Al igual que los onas o los mohicanos literariamente evocados, el postrer sobreviviente de los castigados yahis terminó siendo un (título de) libro. Porque también hace exactamente cincuenta años, en 1961, apareció Ishi in Two Worlds, un texto memorable y justamente famoso que escribió ya de grande la estudiosa Theodora Kroeber. Madre de un par de varones eminentes y de la notable narradora Ursula LeGuin, Theodora fue la segunda mujer del famoso antropólogo cultural norteamericano Alfred Kroeber, el científico que recogió al yahi final, lo vistió como al Ceferino de las fotos, y se lo llevó a vivir (sic) al Museo Antropológico de San Francisco, como objeto de estudio y de visita pública. El libro que Alfred –culposa, previsiblemente– nunca escribió sobre su indio exclusivo, lo escribió su viuda, que nunca lo conoció, usando sus notas, más testimonios e investigaciones realizadas durante décadas.

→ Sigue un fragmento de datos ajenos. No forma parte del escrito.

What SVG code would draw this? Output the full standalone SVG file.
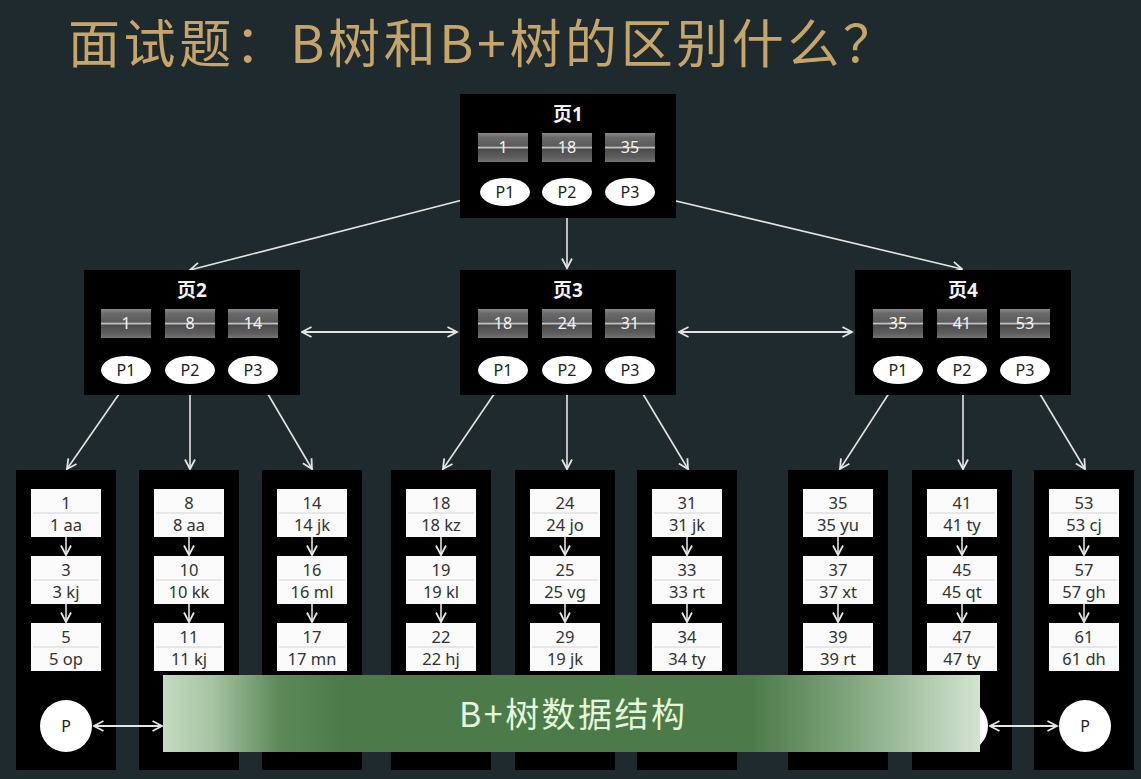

Después, y hasta ahora, vinieron muchos textos más. Ishi es un caso/lugar común a la hora de estudiar y analizar pormenores, logros y miserias de la antropología cultural pergeñada desde la estrecha cosmovisión occidental.
Con esta historia se han hecho las consabidas películas. Una en 1978, y otra para la tele, de 2001, que incluso ha ganado premios. The Last of his Tribu tiene como protagonistas a Jon Voight (Kroeber) y a Graham Greene (sic), actor indio canadiense en el papel de Ishi. Sin embargo, acaso el texto más revelador que haya generado la cuestión sea uno que dejó, como tantas otras cosas memorables, Thomas Merton. Su ensayo Ishi Means Man recuerda y subraya, con todas sus consecuencias ideológicas, el hecho de que, en lengua yahi, “Ishi”, el nombre con que el sobreviviente se definió, no es un nombre propio sino la palabra que se utiliza para decir “hombre”.
El penoso y tardío itinerario que llevó a Ishi de objeto –de masacre, de estudio en tanto “salvaje”– a sujeto de plena y sabia humanidad está reflejado en esa simple afirmación del siempre certero, sabio y sensible fraile de la trapa.